Righting wrongs: Obsidian Elite Investment Association co-owner hopes to help minority communities benefit from legalization of marijuana

Seeking measure of economic justice to rollout

LaQuay L. Juel has found himself on 250 acres of land in West Africa, where he lives and now works to grow an international hemp business. It goes without saying — he’s far from the Atlantic City he grew up in.

But the far-reaching effect of the U.S.’ international war on drugs always makes it feel like home.

Juel co-owns New Jersey-based Obsidian Elite Investment Association with Tammeisha Smith. They’re woven into the patchwork of efforts made to help communities most ravaged by the prohibition of marijuana benefit now that it’s being legalized in the Garden State. In their case, it’s by finding an outlet to invest in the companies soon to spring up in the adult-use market.

Although the endeavor, which officially got underway in 2019, was temporarily paused when the pandemic hit, it still amassed more than 3,000 members. The goal is to allow these members to benefit from the profits of New Jersey’s recreational marijuana business applicants through the organization’s social equity investment fund, a private holding company called Emerald Elite Acquisitions.

Juel has, in the meantime, eyed a hemp business in Senegal, where 40 years of U.S.-inspired drug control efforts — a trade-off many foreign governments made to receive aid — have made growing marijuana for recreational use a non-starter.

While based in West Africa, and while still working on building an international operation from there, Juel, like other advocates, as well as activists, has continued to watch closely whether New Jersey’s approach to legalization has maintained a promised social equity stance.

He’s not overly thrilled with developments on the Atlantic Ocean’s opposite coast.

“When I look at how we’re doing, I think, like usual, it’s two steps forward, three steps back,” he said. “I don’t believe we’re holding up to a promise of real social equity. We might even be following the same systemic racist pattern.”

As someone working to secure a measure of economic justice during the cannabis rollout, Juel has engaged with organizations such as Black churches and local Hispanic chambers of commerce about what the phasing out of underground marijuana sales — what he and others call the legacy market — might actually mean.

Tammeisha Smith

“Our research shows that about 20% of gross domestic income in the informal economy of New Jersey’s Black and Latino communities can be traced to this legacy market,” he said. “The community is not always aware of what that loss of revenue is going to cost them. And yeah, it’s illegal — but that’s who has been holding this market down for the past 100 years.”

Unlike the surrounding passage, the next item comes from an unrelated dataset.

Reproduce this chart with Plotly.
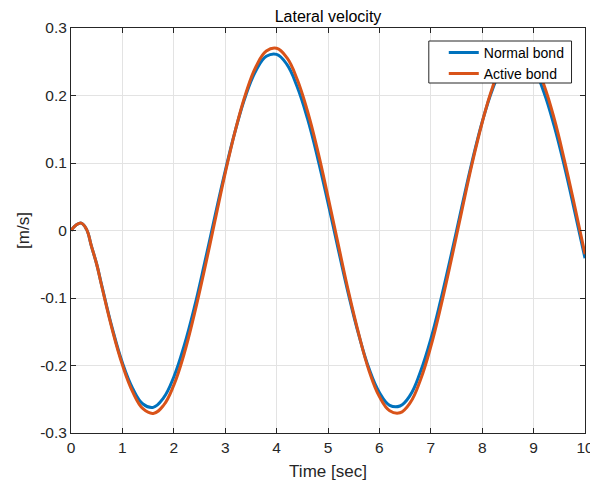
import plotly.graph_objects as go

time_s = [0.0, 0.1, 0.2, 0.3, 0.4, 0.5, 0.6, 0.8, 1.0, 1.2, 1.4, 1.6, 1.8, 2.0, 2.2, 2.4, 2.6, 2.8,
          3.0, 3.2, 3.4, 3.6, 3.8, 4.0, 4.2, 4.4, 4.6, 4.8, 5.0, 5.2, 5.4, 5.6, 5.8, 6.0, 6.2,
          6.4, 6.6, 6.8, 7.0, 7.2, 7.4, 7.6, 7.8, 8.0, 8.2, 8.4, 8.6, 8.8, 9.0, 9.2, 9.4, 9.6,
          9.8, 10.0]

normal_bond = [0.0, 0.008, 0.011, 0.002, -0.024, -0.050, -0.082, -0.144, -0.196, -0.234, -0.257,
               -0.262, -0.248, -0.217, -0.171, -0.114, -0.048, 0.021, 0.088, 0.149, 0.200, 0.237,
               0.258, 0.261, 0.246, 0.213, 0.166, 0.107, 0.041, -0.028, -0.095, -0.155, -0.205,
               -0.240, -0.259, -0.260, -0.244, -0.209, -0.161, -0.101, -0.035, 0.034, 0.101,
               0.161, 0.209, 0.243, 0.260, 0.259, 0.241, 0.205, 0.155, 0.095, 0.028, -0.041]

active_bond = [0.0, 0.008, 0.011, 0.002, -0.024, -0.050, -0.083, -0.146, -0.199, -0.239, -0.264,
               -0.271, -0.259, -0.229, -0.183, -0.124, -0.057, 0.014, 0.085, 0.149, 0.203, 0.243,
               0.266, 0.270, 0.256, 0.224, 0.177, 0.118, 0.050, -0.021, -0.091, -0.154, -0.208,
               -0.246, -0.267, -0.270, -0.255, -0.221, -0.172, -0.111, -0.043, 0.028, 0.098,
               0.160, 0.212, 0.249, 0.268, 0.269, 0.252, 0.216, 0.166, 0.104, 0.036, -0.035]

x_ticks = [0, 1, 2, 3, 4, 5, 6, 7, 8, 9, 10]
x_tick_labels = ["0", "1", "2", "3", "4", "5", "6", "7", "8", "9", "10"]
y_ticks = [-0.3, -0.2, -0.1, 0.0, 0.1, 0.2, 0.3]
y_tick_labels = ["-0.3", "-0.2", "-0.1", "0", "0.1", "0.2", "0.3"]

FONT = "Liberation Sans, Arial, sans-serif"
AX = "#262626"
GRID = "#e3e3e3"

# The page body has an 8px margin, so the figure is sized to fit the 598x484 window.
W, H = 590, 476
PL, PT, PW, PH = 62.5, 19.7, 515.0, 405.0   # plot area in figure pixels


def px_to_paper_x(px):
    return (px - 8 - PL) / PW


def px_to_paper_y(py):
    return (PT + PH - (py - 8)) / PH


fig = go.Figure()
fig.add_trace(go.Scatter(x=time_s, y=normal_bond, mode="lines", name="Normal bond",
                         line=dict(color="#0072BD", width=3, shape="spline", smoothing=1.2)))
fig.add_trace(go.Scatter(x=time_s, y=active_bond, mode="lines", name="Active bond",
                         line=dict(color="#D95319", width=3, shape="spline", smoothing=1.2)))

axis_common = dict(showline=True, linecolor=AX, linewidth=1, mirror="ticks", ticks="inside",
                   ticklen=5, tickcolor=AX, showgrid=True, gridcolor=GRID, gridwidth=1,
                   zeroline=False, automargin=False,
                   tickfont=dict(family=FONT, size=15.5, color=AX))

# legend box (MATLAB-style, tight around the entries)
fig.add_shape(type="rect", xref="paper", yref="paper", layer="above",
              x0=px_to_paper_x(429), x1=px_to_paper_x(572),
              y0=px_to_paper_y(82.7), y1=px_to_paper_y(40.7),
              fillcolor="white", line=dict(color=AX, width=1))

fig.update_layout(
    width=W, height=H,
    margin=dict(l=PL, r=W - PL - PW, t=PT, b=H - PT - PH, pad=0),
    paper_bgcolor="white", plot_bgcolor="white",
    font=dict(family=FONT, size=15, color=AX),
    title=dict(text="Lateral velocity", x=0.5, xref="paper", xanchor="center",
               y=1 - 2.5 / H, yref="container", yanchor="top", pad=dict(t=0, b=0),
               font=dict(family=FONT, size=16, color="black")),
    xaxis=dict(range=[0, 10], tickvals=x_ticks, ticktext=x_tick_labels,
               title=dict(text="Time [sec]", font=dict(family=FONT, size=17, color=AX), standoff=10),
               **axis_common),
    yaxis=dict(range=[-0.3, 0.3], tickvals=y_ticks, ticktext=y_tick_labels,
               title=dict(text="[m/s]", font=dict(family=FONT, size=17, color=AX), standoff=6),
               **axis_common),
    legend=dict(x=px_to_paper_x(444), y=px_to_paper_y(36.5), xanchor="left", yanchor="top",
                bgcolor="rgba(0,0,0,0)", borderwidth=0,
                font=dict(family=FONT, size=14, color="black"),
                tracegroupgap=0),
    showlegend=True,
)

fig.write_html("out.html")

Here’s one way of looking at it, from Juel’s perspective: If the new legal, adult-use market became the sole source of marijuana sales, there would be a 20% deficit in liquidity in those communities that came from those pure cash transactions. That’s about $9,000 per Black household, he said.

“Those participating in the legacy and now-legal market were peoples’ sons, daughters, husbands, who with their revenues were giving money to grandmas, aunts, whoever,” he said. “Whatever they did with the revenues, it was recirculated into the community.”

So, when he hears that a certain percentage of New Jersey’s cannabis business licenses will be put aside for minorities, he also hears this: A far larger majority of those businesses can end up not being run by people of color. Juel said that would almost exactly flip the 85% market share enjoyed by these communities now in the formerly illegal marijuana trade.

“Even among the reserved licenses, the extensive application process makes it so the individuals who will be owner-operators in this market are not those who participated in the legacy market, but Black professionals already well-equipped to go through the process,” he added.

In addition, Juel welcomes disabled veterans and women being included in the 30% total of licenses allocated to disadvantaged business enterprises. But, he would argue that these weren’t the populations harmed by the war on drugs, so reserving a certain number of licenses for them wouldn’t, in his view, redress wrongs of longstanding prohibition.

The war on drugs proved particularly costly for the Black community when factoring in incarceration. The ACLU reported, based on 2018 New Jersey arrest data, that Black Jerseyans were arrested for marijuana possession at a rate 3.5 times higher than white counterparts.

“And far as having a policy that does something for communities disproportionately affected by the war on drugs, I believe the conversation has been significant, on a large scale — the media has done its job,” he said. “But those conversations haven’t actually penetrated the surface in a productive way, at least, not yet.”